The first chapter focuses on Khin Myo Chit, born in 1915 when Burma was still under British rule. In her description of Khin Myo Chit’s childhood, Sengupta introduces one of the themes that will recur throughout the book: the challenges facing women who deviated from prescribed feminine expectations. Khin Myo Chit is described as a girl who “picked up boyish habits to survive in a male-dominated world” (p. 17). She was driven to seek a secondary education, leaving her family’s home near Mandalay for Rangoon University in 1933. There she joined the emerging student nationalist movement, and carved out a niche for herself writing for various magazines and papers, though she found her choice of subject matter somewhat constrained by her gender. Khin Myo Chit’s involvement with nationalist politics continued during the Second World War and the Japanese occupation of Burma. Her literary career straddled the colonial and postcolonial eras, and after the military coup of 1962, she wrote for the government paper Working People’s Daily, walking what Sengupta describes as a “tightrope” in the face of enhanced government press scrutiny. Khin Myo Chit deployed wit and irony to indirectly express her criticism of an increasingly repressive government regime. When her association with Working People’s Daily ended in 1968, she continued to write, exploring Burmese history and culture in fiction and non-fiction.
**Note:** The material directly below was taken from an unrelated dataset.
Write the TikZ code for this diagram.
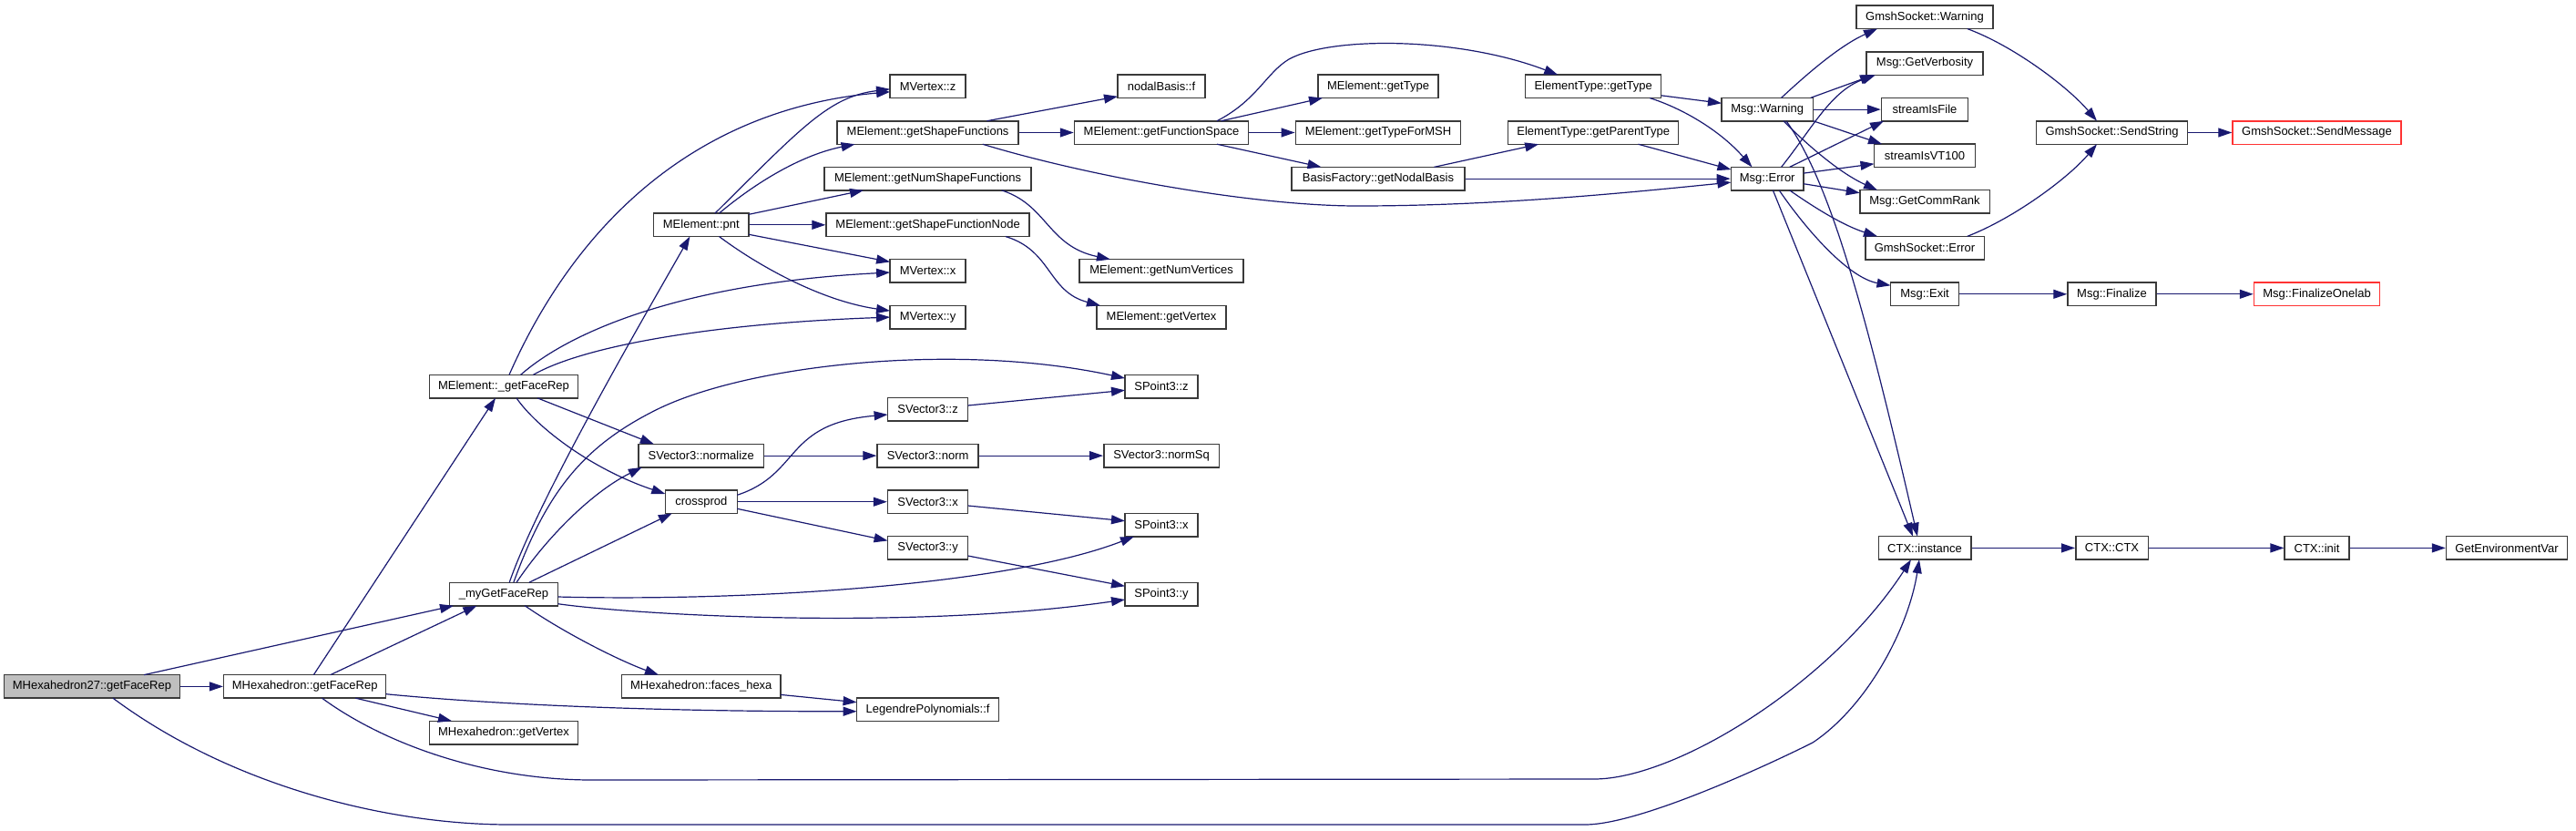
\documentclass[tikz,border=0pt]{standalone}
\usepackage{fontspec}
\setmainfont{Liberation Sans}
\usetikzlibrary{arrows.meta,calc}
\definecolor{edgeblue}{HTML}{191970}
\definecolor{boxline}{HTML}{3A3A3A}
\definecolor{redline}{HTML}{FF3333}
\definecolor{rootfill}{HTML}{BFBFBF}
\newcommand{\nfont}{\fontsize{13}{15}\selectfont}
\begin{document}
\begin{tikzpicture}[x=1pt,y=-1pt,
  box/.style={draw=boxline, fill=white, line width=1.5pt, minimum height=25.5pt, inner sep=0pt, font=\nfont},
  redbox/.style={box, draw=redline},
  rootbox/.style={box, fill=rootfill},
  e/.style={draw=edgeblue, line width=1.2pt, -{Triangle[length=15pt,width=10pt]}},
]
\useasboundingbox (0,0) rectangle (2828,911);
% nodes
\node[rootbox, minimum width=193pt] (n27) at (101,753.4) {MHexahedron27::getFaceRep};
\node[box, minimum width=178pt] (hexFR) at (334.7,753.4) {MHexahedron::getFaceRep};
\node[box, minimum width=163pt] (elFR) at (553,424.1) {MElement::\_getFaceRep};
\node[box, minimum width=119pt] (myFR) at (553,652.0) {\_myGetFaceRep};
\node[box, minimum width=163pt] (hexV) at (553,804.0) {MHexahedron::getVertex};
\node[box, minimum width=104.6pt] (pnt) at (769.8,246.8) {MElement::pnt};
\node[box, minimum width=137.7pt] (norm) at (769.8,500.1) {SVector3::normalize};
\node[box, minimum width=79pt] (cross) at (769.8,550.7) {crossprod};
\node[box, minimum width=174.3pt] (faces) at (769.8,753.4) {MHexahedron::faces\_hexa};
\node[box, minimum width=83pt] (vz) at (1018.6,94.8) {MVertex::z};
\node[box, minimum width=199pt] (shapeF) at (1018.6,145.5) {MElement::getShapeFunctions};
\node[box, minimum width=227pt] (numShape) at (1018.6,196.1) {MElement::getNumShapeFunctions};
\node[box, minimum width=223pt] (shapeNode) at (1018.6,246.8) {MElement::getShapeFunctionNode};
\node[box, minimum width=83pt] (vx) at (1018.6,297.4) {MVertex::x};
\node[box, minimum width=83pt] (vy) at (1018.6,348.1) {MVertex::y};
\node[box, minimum width=88pt] (sv3z) at (1018.6,449.4) {SVector3::z};
\node[box, minimum width=111pt] (sv3norm) at (1018.6,500.1) {SVector3::norm};
\node[box, minimum width=88pt] (sv3x) at (1018.6,550.7) {SVector3::x};
\node[box, minimum width=88pt] (sv3y) at (1018.6,601.4) {SVector3::y};
\node[box, minimum width=156pt] (leg) at (1018.6,778.7) {LegendrePolynomials::f};
\node[box, minimum width=96pt] (nodal) at (1275,94.8) {nodalBasis::f};
\node[box, minimum width=191pt] (funcSp) at (1275,145.5) {MElement::getFunctionSpace};
\node[box, minimum width=180pt] (numVert) at (1275,297.4) {MElement::getNumVertices};
\node[box, minimum width=142pt] (getVert) at (1275,348.1) {MElement::getVertex};
\node[box, minimum width=80pt] (sp3z) at (1275,424.1) {SPoint3::z};
\node[box, minimum width=126.5pt] (normSq) at (1275,500.1) {SVector3::normSq};
\node[box, minimum width=80pt] (sp3x) at (1275,576.1) {SPoint3::x};
\node[box, minimum width=80pt] (sp3y) at (1275,652.0) {SPoint3::y};
\node[box, minimum width=132pt] (getType) at (1513,94.8) {MElement::getType};
\node[box, minimum width=181.4pt] (typeMSH) at (1513,145.5) {MElement::getTypeForMSH};
\node[box, minimum width=190pt] (nodalB) at (1513,196.1) {BasisFactory::getNodalBasis};
\node[box, minimum width=149pt] (etType) at (1749.2,94.8) {ElementType::getType};
\node[box, minimum width=187pt] (etParent) at (1749.2,145.5) {ElementType::getParentType};
\node[box, minimum width=100.5pt] (warn) at (1940.2,120.1) {Msg::Warning};
\node[box, minimum width=79.5pt] (err) at (1940.2,196.1) {Msg::Error};
\node[box, minimum width=150pt] (gsWarn) at (2113,18.8) {GmshSocket::Warning};
\node[box, minimum width=128pt] (verb) at (2113,69.5) {Msg::GetVerbosity};
\node[box, minimum width=95pt] (sFile) at (2113,120.1) {streamIsFile};
\node[box, minimum width=111pt] (sVT) at (2113,170.8) {streamIsVT100};
\node[box, minimum width=142.5pt] (rank) at (2113,221.4) {Msg::GetCommRank};
\node[box, minimum width=130.5pt] (gsErr) at (2113,272.1) {GmshSocket::Error};
\node[box, minimum width=75pt] (exit) at (2113,322.8) {Msg::Exit};
\node[box, minimum width=101.5pt] (ctxI) at (2113,601.4) {CTX::instance};
\node[box, minimum width=166pt] (sendStr) at (2318.5,145.5) {GmshSocket::SendString};
\node[box, minimum width=97pt] (fin) at (2318.5,322.8) {Msg::Finalize};
\node[box, minimum width=79.5pt] (ctx) at (2318.5,601.4) {CTX::CTX};
\node[redbox, minimum width=185pt] (sendMsg) at (2543.5,145.5) {GmshSocket::SendMessage};
\node[redbox, minimum width=138pt] (finOne) at (2543.5,322.8) {Msg::FinalizeOnelab};
\node[box, minimum width=70.6pt] (init) at (2543.5,601.4) {CTX::init};
\node[box, minimum width=133pt] (env) at (2752,601.4) {GetEnvironmentVar};
% edges
\draw[e] (n27) -- (hexFR);
\draw[e] ($(n27)+(57,-12.75)$) -- ($(myFR)+(-55,12.75)$);
\draw[e] ($(hexFR)+(9.6,-12.75)$) -- ($(elFR)+(-9,12.75)$);
\draw[e] ($(hexFR)+(28,-12.75)$) -- ($(myFR)+(-29.6,12.75)$);
\draw[e] ($(hexFR)+(55.6,12.75)$) -- ($(hexV)+(-57,-12.75)$);
\draw[e] ($(hexFR)+(89,8.3)$) .. controls (560,775) and (750,781) .. ($(leg)+(-78,2)$);
\draw[e] ($(hexFR)+(18.8,12.75)$) .. controls (420,815) and (530,856) .. (650,856) -- (1750,855) .. controls (1840,855) and (2010,750) .. ($(ctxI)+(-15,12.75)$);
\draw[e] ($(n27)+(23,12.75)$) .. controls (250,860) and (420,905) .. (560,905) -- (1740,905) .. controls (1800,905) and (1940,840) .. (1990,815) .. controls (2050,775) and (2095,690) .. ($(ctxI)+(-6,12.75)$);
\draw[e] ($(elFR)+(6,-12.75)$) .. controls (630,250) and (760,120) .. ($(vz)+(-41.5,6)$);
\draw[e] ($(pnt)+(15.2,-12.75)$) .. controls (880,140) and (910,106) .. ($(vz)+(-41.5,3)$);
\draw[e] ($(pnt)+(19.7,-12.75)$) .. controls (830,200) and (880,170) .. ($(shapeF)+(-80,12.75)$);
\draw[e] ($(pnt)+(52.3,-11.5)$) -- ($(numShape)+(-70.6,12.75)$);
\draw[e] (pnt) -- (shapeNode);
\draw[e] ($(pnt)+(52.3,10.5)$) -- ($(vx)+(-41.5,-10)$);
\draw[e] ($(pnt)+(19.7,12.75)$) .. controls (830,290) and (900,330) .. ($(vy)+(-41.5,-7)$);
\draw[e] ($(elFR)+(18.6,-12.75)$) .. controls (630,360) and (760,310) .. ($(vx)+(-41.5,1.6)$);
\draw[e] ($(elFR)+(32.4,-12.75)$) .. controls (640,380) and (780,355) .. ($(vy)+(-41.5,0)$);
\draw[e] ($(elFR)+(37,12.75)$) -- ($(norm)+(-52,-12.75)$);
\draw[e] ($(elFR)+(14,12.75)$) .. controls (590,470) and (650,515) .. ($(cross)+(-39.5,-8.7)$);
\draw[e] ($(myFR)+(6.2,-12.75)$) .. controls (590,550) and (700,360) .. ($(pnt)+(-12.4,12.75)$);
\draw[e] ($(myFR)+(14,-12.75)$) .. controls (600,590) and (650,540) .. ($(norm)+(-65,12.75)$);
\draw[e] ($(myFR)+(10.8,-12.75)$) .. controls (600,540) and (640,490) .. (720,450) .. controls (820,400) and (1050,375) .. ($(sp3z)+(-40,-9)$);
\draw[e] ($(myFR)+(27.8,-12.75)$) -- ($(cross)+(-32,12.75)$);
\draw[e] ($(myFR)+(59.5,3)$) .. controls (800,660) and (1100,645) .. ($(sp3x)+(-30,12.75)$);
\draw[e] ($(myFR)+(59.5,10.7)$) .. controls (700,675) and (1000,692) .. ($(sp3y)+(-40,6)$);
\draw[e] ($(myFR)+(23.2,12.75)$) .. controls (620,695) and (680,725) .. ($(faces)+(-46.8,-12.75)$);
\draw[e] ($(faces)+(87.2,9)$) -- ($(leg)+(-78,-8)$);
\draw[e] ($(shapeF)+(64.8,-12.75)$) -- ($(nodal)+(-48,11)$);
\draw[e] (shapeF) -- (funcSp);
\draw[e] ($(shapeF)+(60.2,12.75)$) .. controls (1200,195) and (1380,226) .. (1490,226) .. controls (1650,226) and (1800,210) .. ($(err)+(-39.75,4)$);
\draw[e] ($(funcSp)+(61,-12.75)$) .. controls (1380,110) and (1390,80) .. (1415,65) .. controls (1460,40) and (1600,40) .. ($(etType)+(-39,-12.75)$);
\draw[e] ($(funcSp)+(65.5,-12.75)$) -- ($(getType)+(-61,12.75)$);
\draw[e] (funcSp) -- (typeMSH);
\draw[e] ($(funcSp)+(61,12.75)$) -- ($(nodalB)+(-62.5,-12.75)$);
\draw[e] ($(numShape)+(81,12.75)$) .. controls (1150,225) and (1150,270) .. ($(numVert)+(-56,-12.75)$);
\draw[e] ($(shapeNode)+(85.4,12.75)$) .. controls (1155,275) and (1150,320) .. ($(getVert)+(-67,-12.75)$);
\draw[e] (norm) -- (sv3norm);
\draw[e] (sv3norm) -- (normSq);
\draw[e] ($(cross)+(39.5,-7.4)$) .. controls (880,520) and (860,465) .. ($(sv3z)+(-44,5.6)$);
\draw[e] (cross) -- (sv3x);
\draw[e] ($(cross)+(39.5,7.6)$) -- ($(sv3y)+(-44,-8)$);
\draw[e] ($(sv3z)+(44,-4.4)$) -- ($(sp3z)+(-40,4.2)$);
\draw[e] ($(sv3x)+(44,4.3)$) -- ($(sp3x)+(-40,-4.4)$);
\draw[e] ($(sv3y)+(44,8.6)$) -- ($(sp3y)+(-40,-8.7)$);
\draw[e] ($(nodalB)+(61.5,-12.75)$) -- ($(etParent)+(-60,12.75)$);
\draw[e] (nodalB) -- (err);
\draw[e] ($(etType)+(74.5,10)$) -- ($(warn)+(-50.25,-6.8)$);
\draw[e] ($(etType)+(62,12.75)$) .. controls (1850,120) and (1890,145) .. ($(err)+(-16.8,-12.75)$);
\draw[e] ($(etParent)+(49.3,12.75)$) -- ($(err)+(-39.75,-10)$);
\draw[e] ($(warn)+(15.4,-12.75)$) .. controls (1985,80) and (2020,50) .. ($(gsWarn)+(-52,12.75)$);
\draw[e] ($(warn)+(47.5,-12.75)$) -- ($(verb)+(-56,12.75)$);
\draw[e] (warn) -- (sFile);
\draw[e] ($(warn)+(50.25,12.6)$) -- ($(sVT)+(-47,-12.75)$);
\draw[e] ($(warn)+(17.8,12.75)$) .. controls (1985,160) and (2020,190) .. ($(rank)+(-52,-12.75)$);
\draw[e] ($(warn)+(20.8,12.75)$) .. controls (2010,200) and (2050,350) .. ($(ctxI)+(-8,-12.75)$);
\draw[e] ($(err)+(15.4,-12.75)$) .. controls (1990,140) and (2010,100) .. ($(verb)+(-54,12.75)$);
\draw[e] ($(err)+(24.5,-12.75)$) -- ($(sFile)+(-45,12.75)$);
\draw[e] ($(err)+(39.75,-6)$) -- ($(sVT)+(-55.5,9)$);
\draw[e] ($(err)+(39.75,5.6)$) -- ($(rank)+(-71.25,-9.7)$);
\draw[e] ($(err)+(24.5,12.75)$) .. controls (1995,230) and (2025,248) .. ($(gsErr)+(-52,-12.75)$);
\draw[e] ($(err)+(13,12.75)$) .. controls (1985,255) and (2030,305) .. ($(exit)+(-37.5,-9.5)$);
\draw[e] ($(err)+(6.2,12.75)$) -- ($(ctxI)+(-13,-12.75)$);
\draw[e] ($(gsWarn)+(46.7,12.75)$) .. controls (2210,50) and (2270,95) .. ($(sendStr)+(-16.5,-12.75)$);
\draw[e] ($(gsErr)+(46.7,-12.75)$) .. controls (2210,240) and (2270,196) .. ($(sendStr)+(-16.5,12.75)$);
\draw[e] (sendStr) -- (sendMsg);
\draw[e] (exit) -- (fin);
\draw[e] (fin) -- (finOne);
\draw[e] (ctxI) -- (ctx);
\draw[e] (ctx) -- (init);
\draw[e] (init) -- (env);
\end{tikzpicture}
\end{document}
She was particularly interested in the role of women in society: she translated a selection of English-language essays on the subject that would be published posthumously in 2006. Khin Myo Chit advocated for democracy in the revolution of 1988, and in the last decade of her life her path intersected with Aung San Suu Kyi, whom she hosted after her first release from house arrest.
Born in the same year as Khin Myo Chit, Ludu Daw Amar also attended Rangoon University, and joined the nationalist movement. Her husband, U Hlaw, founded the Ludu Paper in 1946 to represent the viewpoint of the unified voice of the Burmese nationalist movement—the Anti-Fascist People’s Freedom League. The paper survived the fracturing of the AFPFL, and would remain an independent, critical voice in the political tumult that succeeded independence. When her husband was imprisoned for sedition in 1953, Ludu Daw Amar kept the paper going, writing the editorials. She succeeded in keeping the paper alive until 1967, upon which time she was forced to write increasingly apolitical pieces in the face of government surveillance. Like Khin Myo Chit, Ludu Daw Amar addressed issues of gender in her later writings, grappling with the changes that modernity was bringing to norms of feminine behavior in Myanmar. In 1988 she once again turned to political writing, founding the short-lived 8888 Paper, to serve as the voice of the revitalized Burmese nationalist movement.
There is a generational gap between Khin Myo Chit and Ludu Daw Amar and the next subject of Sengupta’s book, Ma Thida, who was born in 1966 after the military coup. From a family of mixed Chinese, Burman or Bamar, Mon, and Shan descent, Sengupta describes Ma Thida’s life as being “a series of conscious and subliminal attempts at finding her true self” (p. 162). The sense of alienation that Ma Thida felt growing up “trapped in surroundings which induced ethical compromise” found at first oblique expression in her short fiction (p. 177), and direct expression in her political activism. Ma Thida participated in demonstrations for the democracy movement in 1988, and campaigned with Aung San Suu Kyi in the fall of that year. She was imprisoned for her political activism in 1993, and not released until 1999. She continues to work actively for democracy in Myanmar.
The last chapter of Sengupta’s book is devoted to Aung San Suu Kyi. Sengupta frames the chapter by discussing Aung San Suu Kyi’s controversial 2013 decision to support the Letpadaung copper mine, and uses it as the starting point for a portraying her as a pragmatic leader in many different ways. In this section, Sengupta interweaves the development of Aung San Suu Kyi’s political thought, analyzing the importance of her connection to her father Aung San, with a biographical narrative. Sengupta is particularly interested in the parallels and connections between the political philosophies of Aung San Suu Kyi and Gandhi. As with each of the other women she writes about, Sengupta analyzes the significance of gender in delineating the territory of Aung San Suu Kyi’s leadership. The opposition portrayed her as “a sort of new-age Supaya-Lat” (p. 323), while, Sengupta writes Aung San Suu Kyi’s image is also “tethered to one of the most powerful female stereotypes of Burmese cultural tradition—amay or mother” (p. 324).
Sengupta’s blend of literary, biographical, and political analysis is often fascinating, and the research that supports her analysis is thorough. If this book has a weakness, it is in the organization, which is not always clear. In the first chapter for example, Sengupta narrates Khin Myo Chit’s youth in the 1920s and entrance into nationalist politics in the 1930s, setting her involvement in historical context. She brings the narrative up to the Second World War, and the abruptly returns to the 1920s in the next section, to discuss Gandhi’s influence on Burmese politics. Overall, however, this is a minor flaw, and this book is a significant scholarly achievement that will be of interest to scholars of Myanmar and of gender in twentieth century Southeast Asia.